STATED TASK:
Reproduce the listing below character for character; drop every image.

— Start of DATA PROVIDED —

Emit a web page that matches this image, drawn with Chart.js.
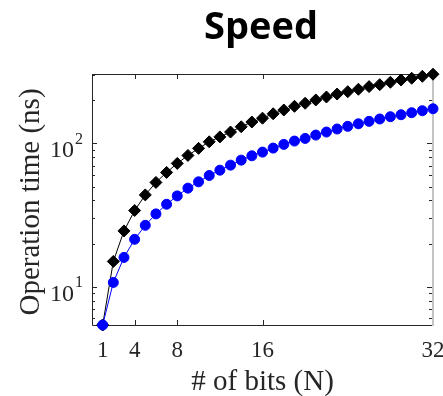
<!DOCTYPE html>
<html>
<head>
<meta charset="utf-8">
<script src="https://cdn.jsdelivr.net/npm/chart.js@4.4.1/dist/chart.umd.min.js"></script>
<style>
  html, body { margin: 0; padding: 0; background: #fff; }
  #wrap { width: 443px; height: 396px; }
</style>
</head>
<body>
<div id="wrap"><canvas id="speedChart"></canvas></div>
<script>
// values (ns)
const bits = [1, 2, 3, 4, 5, 6, 7, 8, 9, 10, 11, 12, 13, 14, 15, 16,
  17, 18, 19, 20, 21, 22, 23, 24, 25, 26, 27, 28, 29, 30, 31, 32];
const timeDiamond = [5.4, 15, 24.5, 34, 43.7, 53.4, 62.7, 72.5, 82.4, 92.3, 102.6, 111, 120, 130.6, 141, 150,
  161, 171, 181.5, 190.6, 201, 210.8, 221, 229.6, 238.6, 249, 257, 267, 277, 285, 294, 304];
const timeCircle = [5.4, 10.7, 16, 21.4, 26.8, 32.2, 37.6, 43, 48.7, 53.9, 59.7, 65, 70.5, 76.4, 81.9, 86.9,
  92.7, 98.4, 103.8, 108.3, 114.3, 120, 126, 131.5, 137, 142.5, 148, 153.5, 158.5, 163.7, 169, 174.5];
const xTickValues = [1, 4, 8, 16, 32];
const yDecades = [1, 2];  // exponents of the labelled decades
const yMinor = [6, 7, 8, 9, 20, 30, 40, 50, 60, 70, 80, 90, 200, 300];

const TEXT = '#262626';
const SERIF = '"Liberation Serif", "Times New Roman", serif';

const matlabAxes = {
  id: 'matlabAxes',
  beforeDatasetsDraw(chart) {
    const { ctx, chartArea: a, scales: { x, y } } = chart;
    ctx.save();
    ctx.lineWidth = 1;
    ctx.strokeStyle = TEXT;
    ctx.beginPath();
    ctx.moveTo(a.left + 0.5, a.top + 0.5);
    ctx.lineTo(a.right, a.top + 0.5);
    ctx.moveTo(a.left + 0.5, a.top);
    ctx.lineTo(a.left + 0.5, a.bottom + 0.5);
    ctx.lineTo(a.right, a.bottom + 0.5);
    ctx.stroke();

    // x ticks, inward on bottom and top
    ctx.beginPath();
    xTickValues.forEach(v => {
      if (v === 1) return;
      const px = Math.round(x.getPixelForValue(v)) + 0.5;
      ctx.moveTo(px, a.bottom);
      ctx.lineTo(px, a.bottom - 5);
      ctx.moveTo(px, a.top);
      ctx.lineTo(px, a.top + 5);
    });
    // y ticks, inward on left and right
    const yTick = (v, len) => {
      const py = Math.round(y.getPixelForValue(v)) + 0.5;
      ctx.moveTo(a.left, py);
      ctx.lineTo(a.left + len, py);
      ctx.moveTo(a.right - 1, py);
      ctx.lineTo(a.right - 1 - len, py);
    };
    yDecades.forEach(e => yTick(Math.pow(10, e), 5));
    yMinor.forEach(v => yTick(v, 3));
    ctx.stroke();

    // right border, light grey
    ctx.strokeStyle = '#c4c4c4';
    ctx.lineWidth = 2;
    ctx.beginPath();
    ctx.moveTo(a.right, a.top);
    ctx.lineTo(a.right, a.bottom + 1);
    ctx.stroke();
    ctx.restore();
  },
  afterDraw(chart) {
    const { ctx, chartArea: a, scales: { x, y } } = chart;
    ctx.save();

    // title
    ctx.fillStyle = '#000';
    ctx.font = 'bold 38px "Open Sans", sans-serif';
    ctx.textAlign = 'center';
    ctx.textBaseline = 'alphabetic';
    ctx.fillText('Speed', 261, 39);

    ctx.fillStyle = TEXT;
    // x tick labels
    ctx.font = '23px ' + SERIF;
    xTickValues.forEach(v => ctx.fillText(String(v), x.getPixelForValue(v), 357));

    // y tick labels 10^e
    yDecades.forEach(e => {
      const py = y.getPixelForValue(Math.pow(10, e));
      ctx.font = '16px ' + SERIF;
      ctx.textAlign = 'right';
      ctx.fillText(String(e), 83, py + 0.5);
      const ew = ctx.measureText(String(e)).width;
      ctx.font = '24px ' + SERIF;
      ctx.fillText('10', 83 - ew - 1, py + 14);
    });

    // axis titles
    ctx.textAlign = 'center';
    ctx.font = '29px ' + SERIF;
    ctx.fillText('# of bits (N)', (a.left + a.right) / 2, 390);
    ctx.save();
    ctx.translate(39, 202);
    ctx.rotate(-Math.PI / 2);
    ctx.fillText('Operation time (ns)', 0, 0);
    ctx.restore();
    ctx.restore();
  }
};

new Chart(document.getElementById('speedChart'), {
  type: 'line',
  data: {
    datasets: [
      {
        label: 'circle',
        data: bits.map((n, i) => ({ x: n, y: timeCircle[i] })),
        borderColor: '#0000ff',
        backgroundColor: '#0000ff',
        borderWidth: 1,
        pointStyle: 'circle',
        pointRadius: 5,
        pointBorderWidth: 1,
        clip: false
      },
      {
        label: 'diamond',
        data: bits.map((n, i) => ({ x: n, y: timeDiamond[i] })),
        borderColor: '#000000',
        backgroundColor: '#000000',
        borderWidth: 1,
        pointStyle: 'rectRot',
        pointRadius: 6,
        pointBorderWidth: 1,
        clip: false
      }
    ]
  },
  options: {
    responsive: true,
    maintainAspectRatio: false,
    animation: false,
    events: [],
    layout: { padding: { left: 92, right: 10, top: 74, bottom: 71 } },
    plugins: { legend: { display: false }, title: { display: false }, tooltip: { enabled: false } },
    scales: {
      x: { type: 'linear', min: 0, max: 32, display: false },
      y: { type: 'logarithmic', min: 5.4, max: 305, display: false }
    }
  },
  plugins: [matlabAxes]
});
</script>
</body>
</html>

— End of DATA PROVIDED —

WORKED ANSWER:
Emit a web page that matches this image, drawn with Chart.js.
<!DOCTYPE html>
<html>
<head>
<meta charset="utf-8">
<script src="https://cdn.jsdelivr.net/npm/chart.js@4.4.1/dist/chart.umd.min.js"></script>
<style>
  html, body { margin: 0; padding: 0; background: #fff; }
  #wrap { width: 443px; height: 396px; }
</style>
</head>
<body>
<div id="wrap"><canvas id="speedChart"></canvas></div>
<script>
// values (ns)
const bits = [1, 2, 3, 4, 5, 6, 7, 8, 9, 10, 11, 12, 13, 14, 15, 16,
  17, 18, 19, 20, 21, 22, 23, 24, 25, 26, 27, 28, 29, 30, 31, 32];
const timeDiamond = [5.4, 15, 24.5, 34, 43.7, 53.4, 62.7, 72.5, 82.4, 92.3, 102.6, 111, 120, 130.6, 141, 150,
  161, 171, 181.5, 190.6, 201, 210.8, 221, 229.6, 238.6, 249, 257, 267, 277, 285, 294, 304];
const timeCircle = [5.4, 10.7, 16, 21.4, 26.8, 32.2, 37.6, 43, 48.7, 53.9, 59.7, 65, 70.5, 76.4, 81.9, 86.9,
  92.7, 98.4, 103.8, 108.3, 114.3, 120, 126, 131.5, 137, 142.5, 148, 153.5, 158.5, 163.7, 169, 174.5];
const xTickValues = [1, 4, 8, 16, 32];
const yDecades = [1, 2];  // exponents of the labelled decades
const yMinor = [6, 7, 8, 9, 20, 30, 40, 50, 60, 70, 80, 90, 200, 300];

const TEXT = '#262626';
const SERIF = '"Liberation Serif", "Times New Roman", serif';

const matlabAxes = {
  id: 'matlabAxes',
  beforeDatasetsDraw(chart) {
    const { ctx, chartArea: a, scales: { x, y } } = chart;
    ctx.save();
    ctx.lineWidth = 1;
    ctx.strokeStyle = TEXT;
    ctx.beginPath();
    ctx.moveTo(a.left + 0.5, a.top + 0.5);
    ctx.lineTo(a.right, a.top + 0.5);
    ctx.moveTo(a.left + 0.5, a.top);
    ctx.lineTo(a.left + 0.5, a.bottom + 0.5);
    ctx.lineTo(a.right, a.bottom + 0.5);
    ctx.stroke();

    // x ticks, inward on bottom and top
    ctx.beginPath();
    xTickValues.forEach(v => {
      if (v === 1) return;
      const px = Math.round(x.getPixelForValue(v)) + 0.5;
      ctx.moveTo(px, a.bottom);
      ctx.lineTo(px, a.bottom - 5);
      ctx.moveTo(px, a.top);
      ctx.lineTo(px, a.top + 5);
    });
    // y ticks, inward on left and right
    const yTick = (v, len) => {
      const py = Math.round(y.getPixelForValue(v)) + 0.5;
      ctx.moveTo(a.left, py);
      ctx.lineTo(a.left + len, py);
      ctx.moveTo(a.right - 1, py);
      ctx.lineTo(a.right - 1 - len, py);
    };
    yDecades.forEach(e => yTick(Math.pow(10, e), 5));
    yMinor.forEach(v => yTick(v, 3));
    ctx.stroke();

    // right border, light grey
    ctx.strokeStyle = '#c4c4c4';
    ctx.lineWidth = 2;
    ctx.beginPath();
    ctx.moveTo(a.right, a.top);
    ctx.lineTo(a.right, a.bottom + 1);
    ctx.stroke();
    ctx.restore();
  },
  afterDraw(chart) {
    const { ctx, chartArea: a, scales: { x, y } } = chart;
    ctx.save();

    // title
    ctx.fillStyle = '#000';
    ctx.font = 'bold 38px "Open Sans", sans-serif';
    ctx.textAlign = 'center';
    ctx.textBaseline = 'alphabetic';
    ctx.fillText('Speed', 261, 39);

    ctx.fillStyle = TEXT;
    // x tick labels
    ctx.font = '23px ' + SERIF;
    xTickValues.forEach(v => ctx.fillText(String(v), x.getPixelForValue(v), 357));

    // y tick labels 10^e
    yDecades.forEach(e => {
      const py = y.getPixelForValue(Math.pow(10, e));
      ctx.font = '16px ' + SERIF;
      ctx.textAlign = 'right';
      ctx.fillText(String(e), 83, py + 0.5);
      const ew = ctx.measureText(String(e)).width;
      ctx.font = '24px ' + SERIF;
      ctx.fillText('10', 83 - ew - 1, py + 14);
    });

    // axis titles
    ctx.textAlign = 'center';
    ctx.font = '29px ' + SERIF;
    ctx.fillText('# of bits (N)', (a.left + a.right) / 2, 390);
    ctx.save();
    ctx.translate(39, 202);
    ctx.rotate(-Math.PI / 2);
    ctx.fillText('Operation time (ns)', 0, 0);
    ctx.restore();
    ctx.restore();
  }
};

new Chart(document.getElementById('speedChart'), {
  type: 'line',
  data: {
    datasets: [
      {
        label: 'circle',
        data: bits.map((n, i) => ({ x: n, y: timeCircle[i] })),
        borderColor: '#0000ff',
        backgroundColor: '#0000ff',
        borderWidth: 1,
        pointStyle: 'circle',
        pointRadius: 5,
        pointBorderWidth: 1,
        clip: false
      },
      {
        label: 'diamond',
        data: bits.map((n, i) => ({ x: n, y: timeDiamond[i] })),
        borderColor: '#000000',
        backgroundColor: '#000000',
        borderWidth: 1,
        pointStyle: 'rectRot',
        pointRadius: 6,
        pointBorderWidth: 1,
        clip: false
      }
    ]
  },
  options: {
    responsive: true,
    maintainAspectRatio: false,
    animation: false,
    events: [],
    layout: { padding: { left: 92, right: 10, top: 74, bottom: 71 } },
    plugins: { legend: { display: false }, title: { display: false }, tooltip: { enabled: false } },
    scales: {
      x: { type: 'linear', min: 0, max: 32, display: false },
      y: { type: 'logarithmic', min: 5.4, max: 305, display: false }
    }
  },
  plugins: [matlabAxes]
});
</script>
</body>
</html>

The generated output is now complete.